_Goal of the exercise_
Extract the lines from the start through the line that holds "19.8, 20.2, 20.2]", both included, omitting all images.

_Data block_
☆ ☆ ☆ ☆
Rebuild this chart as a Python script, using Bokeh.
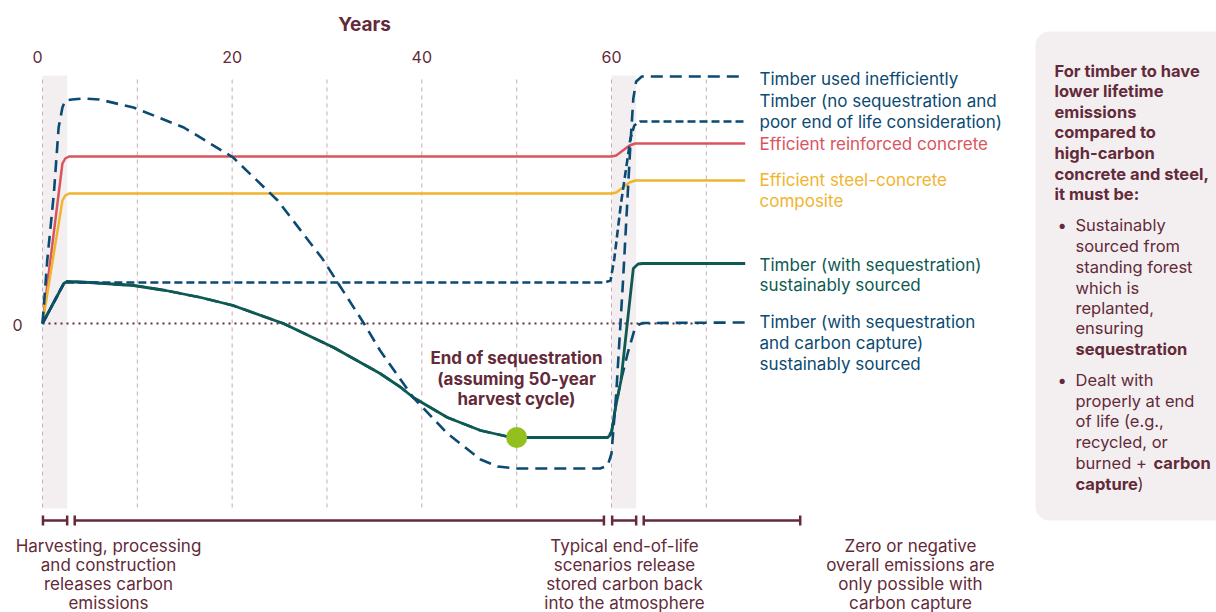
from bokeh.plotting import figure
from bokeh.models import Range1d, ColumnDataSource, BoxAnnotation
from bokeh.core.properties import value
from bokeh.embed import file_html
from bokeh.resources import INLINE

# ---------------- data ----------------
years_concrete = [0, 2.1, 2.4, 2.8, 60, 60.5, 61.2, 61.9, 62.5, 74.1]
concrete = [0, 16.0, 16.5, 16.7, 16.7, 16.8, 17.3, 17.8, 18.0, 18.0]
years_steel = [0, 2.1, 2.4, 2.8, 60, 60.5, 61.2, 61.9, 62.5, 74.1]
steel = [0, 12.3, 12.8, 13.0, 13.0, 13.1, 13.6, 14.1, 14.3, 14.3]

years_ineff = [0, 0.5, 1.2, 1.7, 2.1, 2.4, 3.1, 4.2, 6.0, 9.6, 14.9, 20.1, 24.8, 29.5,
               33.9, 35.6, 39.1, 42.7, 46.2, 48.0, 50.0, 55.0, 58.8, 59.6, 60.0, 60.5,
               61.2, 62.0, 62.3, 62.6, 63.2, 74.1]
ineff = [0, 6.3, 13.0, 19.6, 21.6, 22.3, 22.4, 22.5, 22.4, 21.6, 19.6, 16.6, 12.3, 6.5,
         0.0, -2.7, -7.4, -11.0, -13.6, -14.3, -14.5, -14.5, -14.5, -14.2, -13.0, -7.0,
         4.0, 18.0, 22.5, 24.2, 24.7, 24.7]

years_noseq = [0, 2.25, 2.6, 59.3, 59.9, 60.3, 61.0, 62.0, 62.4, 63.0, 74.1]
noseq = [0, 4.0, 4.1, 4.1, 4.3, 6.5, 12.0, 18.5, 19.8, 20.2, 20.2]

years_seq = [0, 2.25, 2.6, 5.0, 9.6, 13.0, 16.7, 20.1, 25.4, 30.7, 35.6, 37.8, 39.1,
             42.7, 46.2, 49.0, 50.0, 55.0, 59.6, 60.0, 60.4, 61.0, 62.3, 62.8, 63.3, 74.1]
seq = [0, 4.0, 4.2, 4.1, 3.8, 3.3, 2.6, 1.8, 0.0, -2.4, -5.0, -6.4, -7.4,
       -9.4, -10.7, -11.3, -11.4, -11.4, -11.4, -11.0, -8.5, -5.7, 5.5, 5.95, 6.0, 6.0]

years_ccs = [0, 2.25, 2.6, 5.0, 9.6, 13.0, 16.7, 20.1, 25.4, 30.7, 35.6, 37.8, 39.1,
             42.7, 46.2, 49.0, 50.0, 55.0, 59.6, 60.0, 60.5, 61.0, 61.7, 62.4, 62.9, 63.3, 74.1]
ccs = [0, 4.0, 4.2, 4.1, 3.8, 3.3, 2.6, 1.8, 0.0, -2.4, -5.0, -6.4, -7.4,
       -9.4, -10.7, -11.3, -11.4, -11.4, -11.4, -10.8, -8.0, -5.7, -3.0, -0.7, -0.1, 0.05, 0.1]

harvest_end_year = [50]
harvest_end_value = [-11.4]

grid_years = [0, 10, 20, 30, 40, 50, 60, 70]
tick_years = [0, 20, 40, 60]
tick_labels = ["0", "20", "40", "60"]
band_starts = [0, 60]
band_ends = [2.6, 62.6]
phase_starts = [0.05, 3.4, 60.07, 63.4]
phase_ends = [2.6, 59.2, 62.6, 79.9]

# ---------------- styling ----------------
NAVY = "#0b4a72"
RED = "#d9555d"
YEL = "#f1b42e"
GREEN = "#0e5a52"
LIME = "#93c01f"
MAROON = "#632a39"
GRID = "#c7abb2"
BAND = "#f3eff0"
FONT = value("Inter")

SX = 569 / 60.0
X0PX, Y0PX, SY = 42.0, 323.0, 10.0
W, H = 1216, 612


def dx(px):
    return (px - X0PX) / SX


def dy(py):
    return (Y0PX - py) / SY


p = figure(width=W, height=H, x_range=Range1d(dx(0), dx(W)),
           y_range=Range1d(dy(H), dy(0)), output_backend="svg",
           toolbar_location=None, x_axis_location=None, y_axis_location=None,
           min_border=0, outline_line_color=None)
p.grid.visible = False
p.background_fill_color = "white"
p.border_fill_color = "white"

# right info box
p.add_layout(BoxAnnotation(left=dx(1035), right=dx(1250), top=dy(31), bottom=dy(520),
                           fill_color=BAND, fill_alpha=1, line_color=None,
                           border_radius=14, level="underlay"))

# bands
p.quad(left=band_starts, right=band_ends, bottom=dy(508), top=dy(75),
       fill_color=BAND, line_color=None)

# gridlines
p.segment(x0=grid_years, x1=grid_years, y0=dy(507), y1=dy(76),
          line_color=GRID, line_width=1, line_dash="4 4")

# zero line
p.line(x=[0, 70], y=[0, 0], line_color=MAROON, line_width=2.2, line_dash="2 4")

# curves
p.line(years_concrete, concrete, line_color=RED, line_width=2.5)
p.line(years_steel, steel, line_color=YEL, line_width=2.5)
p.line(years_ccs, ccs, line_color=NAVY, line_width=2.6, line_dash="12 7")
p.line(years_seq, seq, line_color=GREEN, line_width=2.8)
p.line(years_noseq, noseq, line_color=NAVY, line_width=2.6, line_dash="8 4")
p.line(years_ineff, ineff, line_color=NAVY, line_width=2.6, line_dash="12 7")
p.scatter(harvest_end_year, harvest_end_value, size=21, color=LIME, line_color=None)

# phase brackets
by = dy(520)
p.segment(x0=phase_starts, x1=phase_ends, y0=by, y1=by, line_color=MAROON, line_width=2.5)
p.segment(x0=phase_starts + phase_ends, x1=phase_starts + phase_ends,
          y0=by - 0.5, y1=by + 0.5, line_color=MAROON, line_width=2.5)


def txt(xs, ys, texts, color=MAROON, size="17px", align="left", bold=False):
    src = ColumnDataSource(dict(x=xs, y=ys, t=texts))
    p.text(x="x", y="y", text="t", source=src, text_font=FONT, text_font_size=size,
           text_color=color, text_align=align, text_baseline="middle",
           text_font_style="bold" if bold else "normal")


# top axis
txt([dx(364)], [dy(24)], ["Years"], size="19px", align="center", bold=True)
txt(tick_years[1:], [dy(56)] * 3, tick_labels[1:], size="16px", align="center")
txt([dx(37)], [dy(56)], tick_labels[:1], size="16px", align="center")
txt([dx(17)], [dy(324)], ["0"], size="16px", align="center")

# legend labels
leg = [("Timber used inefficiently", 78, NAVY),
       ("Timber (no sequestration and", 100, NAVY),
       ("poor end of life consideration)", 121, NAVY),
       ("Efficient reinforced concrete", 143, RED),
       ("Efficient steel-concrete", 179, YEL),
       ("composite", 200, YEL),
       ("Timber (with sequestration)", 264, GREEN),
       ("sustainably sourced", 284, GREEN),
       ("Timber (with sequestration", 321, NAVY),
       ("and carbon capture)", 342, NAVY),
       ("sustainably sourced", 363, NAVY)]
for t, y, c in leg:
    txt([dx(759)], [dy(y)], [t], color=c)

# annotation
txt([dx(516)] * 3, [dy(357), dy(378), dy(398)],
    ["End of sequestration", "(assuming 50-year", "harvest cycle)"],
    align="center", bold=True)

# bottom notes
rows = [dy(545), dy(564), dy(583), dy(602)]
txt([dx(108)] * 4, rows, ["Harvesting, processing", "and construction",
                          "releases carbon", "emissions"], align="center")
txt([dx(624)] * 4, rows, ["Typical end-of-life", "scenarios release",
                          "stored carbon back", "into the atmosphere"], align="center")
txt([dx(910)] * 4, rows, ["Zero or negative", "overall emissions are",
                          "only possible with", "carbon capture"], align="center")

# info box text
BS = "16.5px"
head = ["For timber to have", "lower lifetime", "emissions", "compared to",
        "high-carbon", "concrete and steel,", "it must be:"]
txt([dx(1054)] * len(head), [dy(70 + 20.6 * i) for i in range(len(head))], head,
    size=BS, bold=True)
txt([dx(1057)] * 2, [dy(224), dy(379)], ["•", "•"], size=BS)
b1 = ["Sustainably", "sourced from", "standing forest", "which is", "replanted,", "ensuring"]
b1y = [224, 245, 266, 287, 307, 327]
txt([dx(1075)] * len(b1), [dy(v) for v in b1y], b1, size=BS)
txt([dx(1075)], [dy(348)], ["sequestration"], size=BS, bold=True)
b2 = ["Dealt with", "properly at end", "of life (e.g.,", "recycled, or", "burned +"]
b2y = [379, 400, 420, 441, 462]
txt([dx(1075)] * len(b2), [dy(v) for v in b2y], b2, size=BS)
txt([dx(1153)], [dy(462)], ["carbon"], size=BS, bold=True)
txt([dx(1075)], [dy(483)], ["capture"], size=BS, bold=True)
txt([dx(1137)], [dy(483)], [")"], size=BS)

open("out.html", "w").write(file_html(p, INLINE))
☆ ☆ ☆ ☆
_Output of the exercise_
Rebuild this chart as a Python script, using Bokeh.
from bokeh.plotting import figure
from bokeh.models import Range1d, ColumnDataSource, BoxAnnotation
from bokeh.core.properties import value
from bokeh.embed import file_html
from bokeh.resources import INLINE

# ---------------- data ----------------
years_concrete = [0, 2.1, 2.4, 2.8, 60, 60.5, 61.2, 61.9, 62.5, 74.1]
concrete = [0, 16.0, 16.5, 16.7, 16.7, 16.8, 17.3, 17.8, 18.0, 18.0]
years_steel = [0, 2.1, 2.4, 2.8, 60, 60.5, 61.2, 61.9, 62.5, 74.1]
steel = [0, 12.3, 12.8, 13.0, 13.0, 13.1, 13.6, 14.1, 14.3, 14.3]

years_ineff = [0, 0.5, 1.2, 1.7, 2.1, 2.4, 3.1, 4.2, 6.0, 9.6, 14.9, 20.1, 24.8, 29.5,
               33.9, 35.6, 39.1, 42.7, 46.2, 48.0, 50.0, 55.0, 58.8, 59.6, 60.0, 60.5,
               61.2, 62.0, 62.3, 62.6, 63.2, 74.1]
ineff = [0, 6.3, 13.0, 19.6, 21.6, 22.3, 22.4, 22.5, 22.4, 21.6, 19.6, 16.6, 12.3, 6.5,
         0.0, -2.7, -7.4, -11.0, -13.6, -14.3, -14.5, -14.5, -14.5, -14.2, -13.0, -7.0,
         4.0, 18.0, 22.5, 24.2, 24.7, 24.7]

years_noseq = [0, 2.25, 2.6, 59.3, 59.9, 60.3, 61.0, 62.0, 62.4, 63.0, 74.1]
noseq = [0, 4.0, 4.1, 4.1, 4.3, 6.5, 12.0, 18.5, 19.8, 20.2, 20.2]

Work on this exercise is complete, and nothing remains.